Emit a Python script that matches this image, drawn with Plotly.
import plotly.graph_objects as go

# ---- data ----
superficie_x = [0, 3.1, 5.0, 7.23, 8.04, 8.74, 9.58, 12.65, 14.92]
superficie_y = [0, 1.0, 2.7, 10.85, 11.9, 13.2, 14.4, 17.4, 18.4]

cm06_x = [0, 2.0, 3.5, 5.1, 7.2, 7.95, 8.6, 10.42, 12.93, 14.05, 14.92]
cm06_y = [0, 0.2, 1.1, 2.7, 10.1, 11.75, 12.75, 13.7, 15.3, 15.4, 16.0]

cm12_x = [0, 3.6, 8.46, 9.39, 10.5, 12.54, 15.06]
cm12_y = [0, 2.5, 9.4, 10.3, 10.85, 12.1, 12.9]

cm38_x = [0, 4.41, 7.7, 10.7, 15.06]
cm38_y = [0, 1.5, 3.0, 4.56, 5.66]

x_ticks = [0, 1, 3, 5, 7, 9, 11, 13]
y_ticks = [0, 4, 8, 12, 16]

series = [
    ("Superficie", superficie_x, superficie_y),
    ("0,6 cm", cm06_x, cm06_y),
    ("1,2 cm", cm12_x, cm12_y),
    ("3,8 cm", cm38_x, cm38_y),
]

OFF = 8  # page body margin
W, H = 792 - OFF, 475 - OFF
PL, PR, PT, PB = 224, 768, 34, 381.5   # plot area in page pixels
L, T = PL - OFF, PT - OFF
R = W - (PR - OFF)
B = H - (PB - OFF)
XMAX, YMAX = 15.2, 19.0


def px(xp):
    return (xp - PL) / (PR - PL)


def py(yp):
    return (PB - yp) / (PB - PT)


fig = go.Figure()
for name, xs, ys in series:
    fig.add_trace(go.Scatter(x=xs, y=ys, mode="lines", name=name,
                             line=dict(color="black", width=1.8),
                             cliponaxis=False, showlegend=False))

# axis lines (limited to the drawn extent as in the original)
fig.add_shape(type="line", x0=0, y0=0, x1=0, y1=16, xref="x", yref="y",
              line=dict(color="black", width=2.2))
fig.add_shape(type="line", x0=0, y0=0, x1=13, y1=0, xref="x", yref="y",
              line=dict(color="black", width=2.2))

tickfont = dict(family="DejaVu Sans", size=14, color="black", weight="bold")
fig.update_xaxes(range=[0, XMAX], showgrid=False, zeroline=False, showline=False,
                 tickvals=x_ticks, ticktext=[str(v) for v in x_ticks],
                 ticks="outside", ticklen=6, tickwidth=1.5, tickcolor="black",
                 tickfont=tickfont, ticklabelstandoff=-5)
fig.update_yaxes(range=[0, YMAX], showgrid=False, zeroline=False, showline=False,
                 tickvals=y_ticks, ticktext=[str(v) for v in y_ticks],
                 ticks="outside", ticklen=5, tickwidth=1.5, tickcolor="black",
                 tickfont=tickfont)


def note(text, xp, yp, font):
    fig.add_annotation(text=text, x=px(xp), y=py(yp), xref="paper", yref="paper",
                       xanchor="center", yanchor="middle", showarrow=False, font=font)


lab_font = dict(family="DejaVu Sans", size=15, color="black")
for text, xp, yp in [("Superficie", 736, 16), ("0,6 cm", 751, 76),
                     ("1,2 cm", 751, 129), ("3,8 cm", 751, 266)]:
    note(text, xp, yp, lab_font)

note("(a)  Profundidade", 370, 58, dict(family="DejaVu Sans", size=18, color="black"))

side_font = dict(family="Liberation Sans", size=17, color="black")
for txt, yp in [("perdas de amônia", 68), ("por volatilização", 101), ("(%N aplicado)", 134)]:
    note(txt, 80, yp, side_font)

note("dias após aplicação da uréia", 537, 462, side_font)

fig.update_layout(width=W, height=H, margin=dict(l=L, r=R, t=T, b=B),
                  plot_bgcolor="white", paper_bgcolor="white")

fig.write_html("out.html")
==============================
*What you need to do*:
Quote exactly the first line of the data and every line after it through the one holding "import plotly.graph_objects as go".

*Output below*:
Emit a Python script that matches this image, drawn with Plotly.
import plotly.graph_objects as go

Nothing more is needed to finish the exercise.